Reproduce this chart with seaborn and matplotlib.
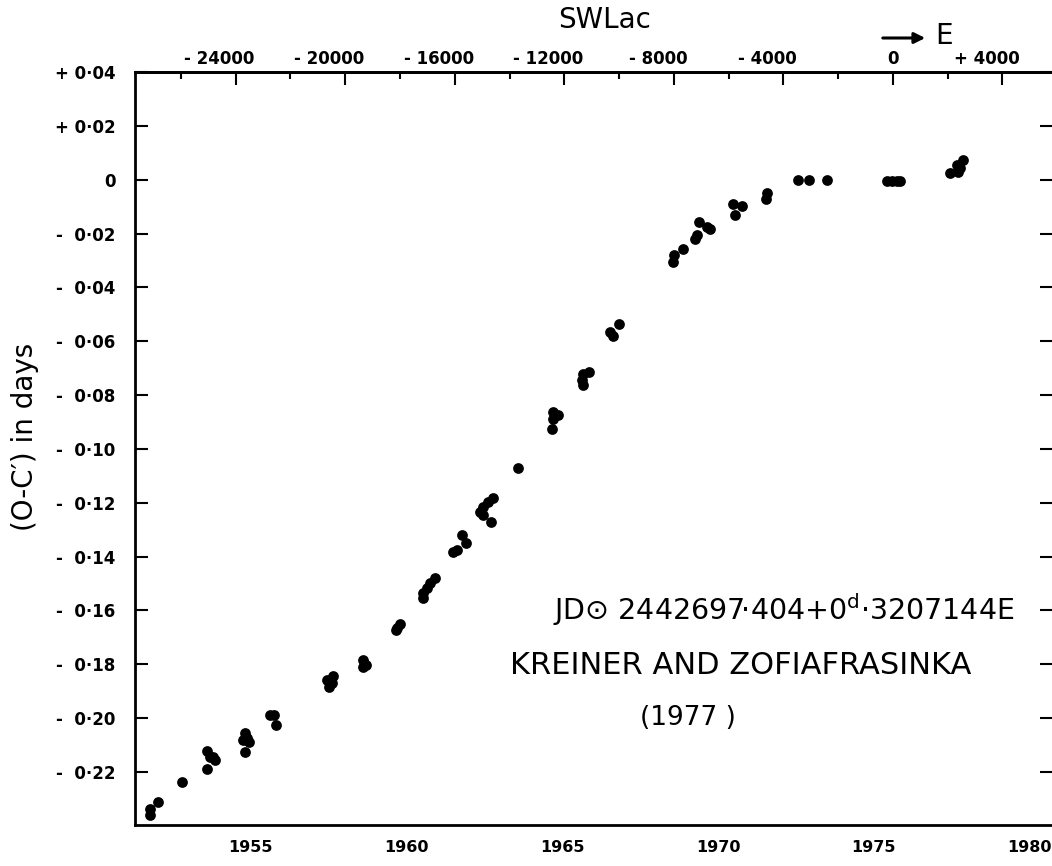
import numpy as np
import pandas as pd
import matplotlib
matplotlib.use("Agg")
import matplotlib.pyplot as plt
from matplotlib.ticker import FixedLocator
from matplotlib.transforms import ScaledTranslation
import seaborn as sns

# ---- data: (year, O-C in days) ----
years = [1951.79, 1951.79, 1952.05, 1952.82,
         1953.62, 1953.62, 1953.81, 1953.88, 1953.72,
         1954.84, 1954.78, 1954.90, 1954.97, 1954.84,
         1955.64, 1955.77, 1955.83,
         1957.47, 1957.53, 1957.66, 1957.63,
         1958.62, 1958.72, 1958.62,
         1959.71, 1959.81, 1959.68,
         1960.93, 1960.77, 1960.67, 1960.54, 1960.54,
         1961.79, 1961.92, 1961.63, 1961.51,
         1962.79, 1962.63, 1962.47, 1962.37, 1962.47, 1962.72,
         1963.59,
         1964.71, 1964.87, 1964.71, 1964.68,
         1965.87, 1965.67, 1965.64, 1965.67,
         1966.83, 1966.54, 1966.63,
         1968.56, 1968.59, 1968.88,
         1969.26, 1969.33, 1969.39, 1969.65, 1969.74,
         1970.54, 1970.48, 1970.77,
         1971.57, 1971.54,
         1972.56, 1972.92, 1973.49,
         1975.42, 1975.58, 1975.74, 1975.83,
         1977.44, 1977.66, 1977.76, 1977.85, 1977.69]
oc = [-0.2338, -0.2360, -0.2312, -0.2237,
      -0.2122, -0.2189, -0.2145, -0.2156, -0.2145,
      -0.2056, -0.2082, -0.2074, -0.2089, -0.2126,
      -0.1989, -0.1989, -0.2026,
      -0.1859, -0.1885, -0.1844, -0.1870,
      -0.1785, -0.1803, -0.1810,
      -0.1665, -0.1651, -0.1672,
      -0.1480, -0.1498, -0.1517, -0.1535, -0.1554,
      -0.1320, -0.1350, -0.1376, -0.1383,
      -0.1182, -0.1197, -0.1216, -0.1234, -0.1246, -0.1272,
      -0.1071,
      -0.0863, -0.0874, -0.0889, -0.0926,
      -0.0714, -0.0722, -0.0744, -0.0763,
      -0.0536, -0.0566, -0.0581,
      -0.0306, -0.0280, -0.0257,
      -0.0220, -0.0205, -0.0157, -0.0176, -0.0183,
      -0.0131, -0.0090, -0.0098,
      -0.0049, -0.0072,
      0.0000, 0.0000, 0.0000,
      -0.0005, -0.0005, -0.0005, -0.0005,
      0.0025, 0.0055, 0.0043, 0.0073, 0.0029]

year_ticks = [1955, 1960, 1965, 1970, 1975, 1980]
oc_ticks = [0.04, 0.02, 0.0, -0.02, -0.04, -0.06, -0.08, -0.10, -0.12,
            -0.14, -0.16, -0.18, -0.20, -0.22]
oc_labels = ["+ 0·04", "+ 0·02", "0", "-  0·02", "-  0·04", "-  0·06",
             "-  0·08", "-  0·10", "-  0·12", "-  0·14", "-  0·16",
             "-  0·18", "-  0·20", "-  0·22"]
E_major = [-24000, -20000, -16000, -12000, -8000, -4000, 0, 4000]
E_minor = [-26000, -22000, -18000, -14000, -10000, -6000, -2000, 2000]

# ephemeris: E = 0 epoch as placed on the figure, period 0.3207144 d
E0_YEAR = 1975.61
P_YEAR = 0.3207144 / 365.25

df = pd.DataFrame({"year": years, "oc": oc})

sns.set_style("white")
plt.rcParams["font.family"] = ["DejaVu Sans"]
plt.rcParams["text.color"] = "black"
plt.rcParams["xtick.color"] = "black"
plt.rcParams["ytick.color"] = "black"
plt.rcParams["axes.labelcolor"] = "black"

W, H = 1052, 866
fig = plt.figure(figsize=(W / 100, H / 100), dpi=100)
ax = fig.add_axes([135 / W, 41 / H, 917 / W, 753 / H])

sns.scatterplot(data=df, x="year", y="oc", ax=ax, color="black",
                s=60, linewidth=0, legend=False)

ax.set_xlim(1951.31, 1980.71)
ax.set_ylim(-0.2397, 0.04)

ax.set_xticks(year_ticks)
ax.set_xticklabels([str(y) for y in year_ticks], fontsize=11.5, fontweight="bold")
ax.set_yticks(oc_ticks)
ax.set_yticklabels(oc_labels, fontsize=12, fontweight="bold")
ax.tick_params(axis="x", direction="in", length=9, width=1.5, pad=11, colors="black")
ax.tick_params(axis="y", direction="in", length=9, width=1.5, pad=14,
               right=True, left=True, colors="black")
ax.set_xlabel("")
ax.set_ylabel("")

for side in ["left", "bottom", "top"]:
    ax.spines[side].set_visible(True)
    ax.spines[side].set_color("black")
    ax.spines[side].set_linewidth(2)
ax.spines["right"].set_visible(False)

# top axis in cycle numbers E
secax = ax.secondary_xaxis("top",
                           functions=(lambda y: (y - E0_YEAR) / P_YEAR,
                                      lambda e: E0_YEAR + e * P_YEAR))
secax.set_xticks(E_major)


def fmt_E(e):
    if e < 0:
        return "- " + str(abs(e))
    if e > 0:
        return "+ " + str(e)
    return "0"


secax.set_xticklabels([fmt_E(e) for e in E_major], fontsize=12, fontweight="bold")
secax.xaxis.set_minor_locator(FixedLocator(E_minor))
secax.tick_params(which="major", direction="in", length=9, width=1.5, pad=3,
                  colors="black")
secax.tick_params(which="minor", direction="in", length=5, width=1.5,
                  colors="black")
secax.spines["top"].set_linewidth(2)
secax.spines["top"].set_color("black")
shift = ScaledTranslation(-16 / 100, 0, fig.dpi_scale_trans)
for lab, e in zip(secax.get_xticklabels(), E_major):
    if e != 0:
        lab.set_transform(lab.get_transform() + shift)

# labels and annotations
fig.text(25 / W, 1 - 437 / H, "(O-C′) in days", rotation=90,
         ha="center", va="center", fontsize=20)
fig.text(605 / W, 1 - 20 / H, "SWLac", ha="center", va="center", fontsize=20)
fig.patches.append(matplotlib.patches.FancyArrowPatch(
    (880 / W, 1 - 38 / H), (928 / W, 1 - 38 / H), transform=fig.transFigure,
    arrowstyle="-|>", mutation_scale=16, linewidth=2.2, color="black"))
fig.text(944 / W, 1 - 36 / H, "E", ha="center", va="center", fontsize=20)

ax.text((553 - 135) / 917, (825 - 610) / 753,
        "JD⊙ 2442697·404+0$^{\\mathrm{d}}$·3207144E",
        transform=ax.transAxes, ha="left", va="center", fontsize=20.5)
ax.text((510 - 135) / 917, (825 - 665) / 753, "KREINER AND ZOFIAFRASINKA",
        transform=ax.transAxes, ha="left", va="center", fontsize=22)
ax.text((640 - 135) / 917, (825 - 718) / 753, "(1977 )",
        transform=ax.transAxes, ha="left", va="center", fontsize=19)

fig.savefig("out.png", dpi=100)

++++++++++++++++++++

Of all the lines above, how many contain "matplotlib"? Give the number and nothing more.

7